The Harvard Project’s last requirement is most relevant to Manitoba. Government that works well must have a “cultural match” with native traditions and custom. But not all tribes have the same heritage. The reservation system brought total government, with all power centralized in the hands of Ottawa mandarins. With self-government, the same scope of control descended to band councils. That worked for some but not the Sioux, who have co-existed for hundreds of years in a highly decentralized and individualistic form. Needless to say some Sioux bands in southern Manitoba, stifled by a rigid collectivist framework, are the very ones in trouble.

National Review’s last issue of 2002 looked at one of the poorest Sioux Nations, also studied by the Harvard folks, the Pine Ridge reservation in South Dakota.

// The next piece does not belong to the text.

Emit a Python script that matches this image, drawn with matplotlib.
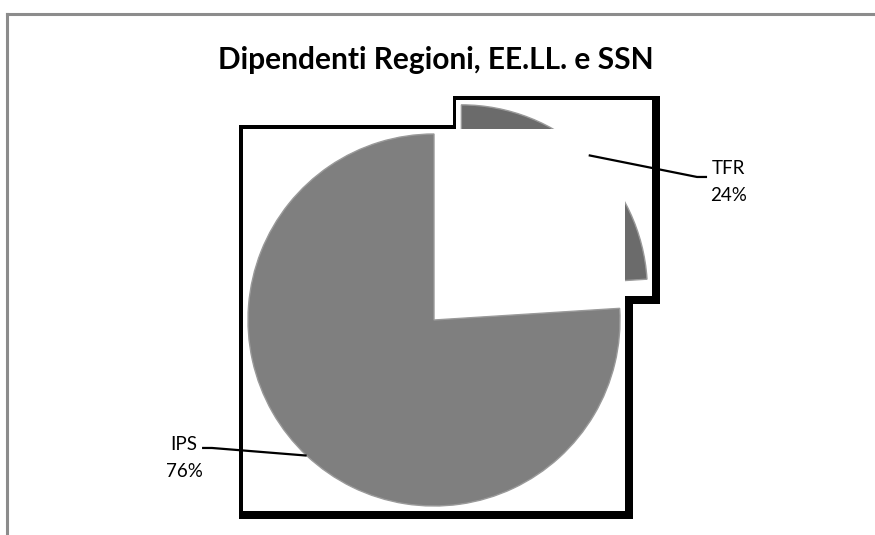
import matplotlib
matplotlib.use("Agg")
import numpy as np
import matplotlib.pyplot as plt
from matplotlib.patches import Rectangle
from matplotlib.lines import Line2D

title = "Dipendenti Regioni, EE.LL. e SSN"
labels = ["TFR", "IPS"]
shares = [24, 76]
colors = ["#6b6b6b", "#7f7f7f"]
explode = [0.215, 0.0]

W, H = 875, 535
CX, CY, R = 434, 320, 186   # pie centre / radius in pixels (from top-left)

plt.rcParams['font.family'] = ['Lato', 'DejaVu Sans']

fig = plt.figure(figsize=(W / 100, H / 100), dpi=100)
ax = fig.add_axes([0, 0, 1, 1])

wedges, _ = ax.pie(shares, explode=explode, colors=colors, startangle=90,
                   counterclock=False, radius=1,
                   wedgeprops=dict(edgecolor="#9a9a9a", linewidth=1.0))

ax.set_xlim(-CX / R, (W - CX) / R)
ax.set_ylim(-(H - CY) / R, CY / R)
ax.set_aspect('equal')
ax.axis('off')

# frame + shadow behind every slice, like the old office export
WHITE_PAD = 0.027
SH_LT = 0.02
SH_RB = 0.045
order = {0: (2, 3, 4), 1: (1, 5, 6)}   # black, white, wedge zorders
for i, w in enumerate(wedges):
    ext = w.get_path().get_extents()
    x0, y0 = ext.x0 - WHITE_PAD, ext.y0 - WHITE_PAD
    x1, y1 = ext.x1 + WHITE_PAD, ext.y1 + WHITE_PAD
    zb, zw, zp = order[i]
    ax.add_patch(Rectangle((x0 - SH_LT, y0 - SH_RB), (x1 - x0) + SH_LT + SH_RB,
                           (y1 - y0) + SH_LT + SH_RB, facecolor="black",
                           edgecolor="none", zorder=zb))
    ax.add_patch(Rectangle((x0, y0), x1 - x0, y1 - y0, facecolor="white",
                           edgecolor="none", zorder=zw))
    w.set_zorder(zp)

# labels with leader lines
label_pos = [(1.581, 0.742), (-1.344, -0.742)]
elbows = [((1.414, 0.769), (1.468, 0.769)), ((-1.194, -0.688), (-1.247, -0.688))]
for i, w in enumerate(wedges):
    mid = np.deg2rad((w.theta1 + w.theta2) / 2)
    sx = w.center[0] + w.r * np.cos(mid)
    sy = w.center[1] + w.r * np.sin(mid)
    (ex, ey), (hx, hy) = elbows[i]
    ax.plot([sx, ex, hx], [sy, ey, hy], color="black", linewidth=1.6,
            solid_capstyle="butt", zorder=7)
    lx, ly = label_pos[i]
    ax.text(lx, ly, f"{labels[i]}\n{shares[i]}%", ha="center", va="center",
            fontsize=13.5, linespacing=1.7, zorder=8)

fig.text(436 / W, 1 - 60 / H, title, ha="center", va="center",
         fontsize=21.5, fontweight="bold")

# chart area border (only top and left visible)
fig.add_artist(Line2D([7 / W, 1], [1 - 13.5 / H, 1 - 13.5 / H],
                      color="#8c8c8c", linewidth=2.2))
fig.add_artist(Line2D([7 / W, 7 / W], [0, 1 - 13.5 / H],
                      color="#8c8c8c", linewidth=2.2))

fig.savefig("out.png", dpi=100)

They share our natives’ lack of individual control over land and their inability to leverage assets in the credit market. The absence of commercial codes of conduct means that outside investment is foolish. To quote Terry Anderson of the Political Economy Research Center in Bozeman, Montana, “When you drive around Indian country, you can just tell which pieces of land are privately owned and which ones are held in trust. The private lands are the ones that you can see being put to productive use.”

The intellectual groundwork that might counter and reverse native poverty, a huge challenge for Manitoba, is clearly underway. These ideas deserve the fast track, mainly because inaction means losing more generations of aboriginals to poverty, jails and worse.

Kalt and Cornell write, “[T]hose tribes that build governing institutions capable of the effective exercise of sovereignty are the ones that are most likely to achieve long-term, self-determined economic prosperity.” Thankfully, some of Manitoba’s chiefs have attended Harvard’s workshops. We have a lot to do.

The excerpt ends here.